Reprinted from Reader Supported News
Bernie Sanders campaigning in Louisiana.
(Image by (photo: Caitlin Faw/The Times-Picayune)) Details DMCA
About 15 years ago, I spoke with a young African American woman who was a Congressional aide on Capitol Hill. As we spoke, I extolled the virtues of the Democratic Party's relationship with black leaders and the African American community. I pointed to the vibrant Congressional Black Caucus (CBC) as evidence of the empowerment of African American leadership in America. But she had a funny look on her face that gave me pause.
In a moment she said, "You know, Capitol Hill is the greatest plantation of all. The hours we work, the wages we get, what is expected of us, the whole system -- it's crazy."
Every presidential election, African American voters turn out in numbers above 90 percent to vote for the Democratic candidate, like clockwork. The reason for that was succinctly summed up by the father of former Republican congressman J.C. Watts Jr., J.C. (Buddy) Watts Sr., who said simply, "A black person voting for a Republican is like a chicken voting for Colonel Sanders."
But what is expected of the Black community, which really has nowhere else to go politically? A number of things are expected -- foremost, allegiance to Democratic Party bosses.
The plantation analogy was a sharp-edged reminder of the Democratic Party's not very distant post-Civil War past. Up until the 1960s, the Democratic Party did more to prevent African American empowerment than to facilitate it.
Southern Democrats, also known for generations as Dixiecrats, were often sons and daughters of the Confederacy. As Lincoln was a Republican, Southern whites fled from anything Republican and into the ranks of a very welcoming Democratic Party for a hundred years.
It was not until Richard Nixon reached out to the Dixiecrats in 1968 and made them welcome in the Republican Party that a Republican could get elected dogcatcher south of the Mason-Dixon line.

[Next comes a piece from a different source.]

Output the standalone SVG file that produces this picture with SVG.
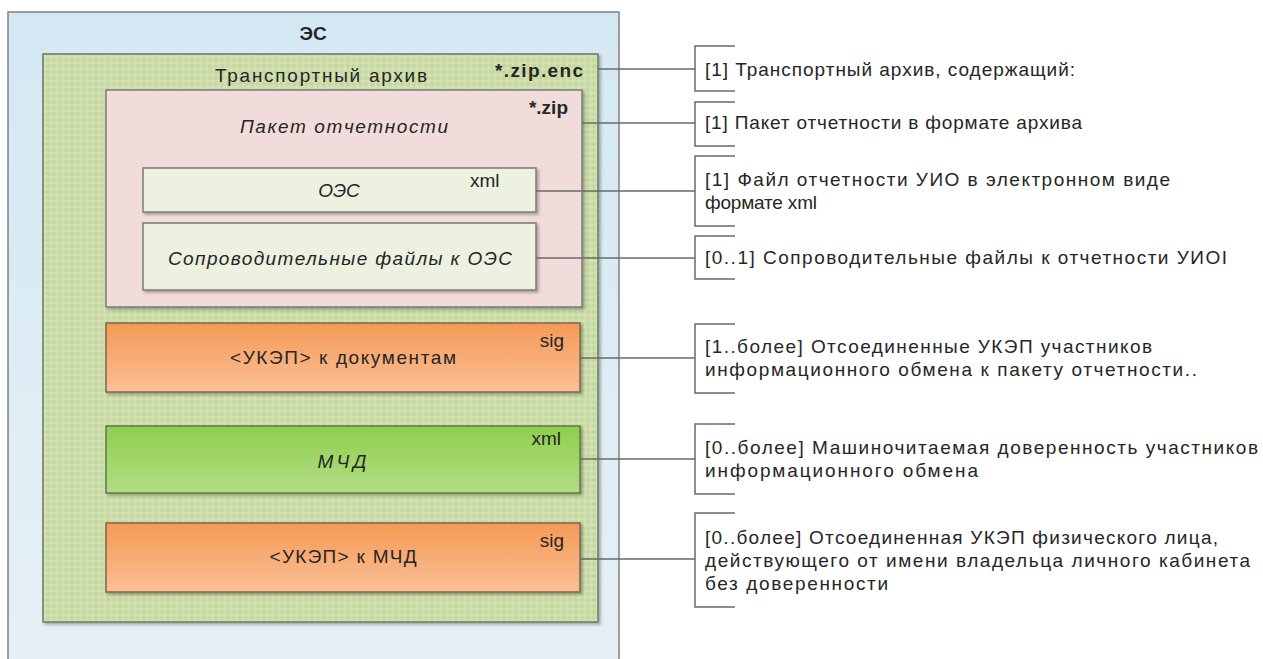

Nixon's timing was no coincidence. In the 1960s, African American activists had begun to pressure the Democratic Party to accept change and adopt civil rights as a part of the national platform, alienating the old Jim Crow wing of the Democratic Party. Nixon saw that and capitalized on it with what came to be known as his Southern Strategy.
From the African American perspective, black Americans, and Southern blacks in particular, were tired of the rampant discrimination, segregation, and violence against blacks that persisted in the South. They wanted an end to systemic injustice, and they saw voting rights as key to effecting those changes.
There was a resolve on the part of black leaders that if meaningful change in terms of civil rights were to take place, African American leaders would have to challenge the Democratic Party power structure head-on. They did.
In August of 1964, the Democratic Convention was held in Atlantic City, New Jersey. It was also "Freedom Summer." President Lyndon B. Johnson was nominated Democratic candidate for president, Senator Hubert H. Humphrey of Minnesota for Vice President. But history little notes the historic presence and actions of the all-black Mississippi Freedom Democratic Party (MFDP).
The MFDP challenged the all-white Mississippi delegation as not having been chosen in accordance with Democratic Party rules. Quite true, as no black was allowed to participate in the process. MFDP activists mounted a protest on the floor of the convention, demanding a voice. A deal was struck. Johnson would choose 68 MFDP members as "at large delegates." Two would have voting rights. The groundwork was laid for constructive black political opposition to the Democratic Party power structure. Change, real change, was now possible.
Change is again in the air this election cycle. Again the Democratic Party is resisting that change. Again it will take courage and action to achieve meaningful change.
Voters, black and white alike, are faced with a stark choice -- the same choice, incidentally, they were faced with in 2008. Does our country urgently need change? In 2008 the voters, black and white alike, said yes. So far in 2016, the tide for change seems even stronger.
The Democratic Party bosses, however, are sending a clear signal who they want to be nominated for president in 2016, and it's not the candidate of change.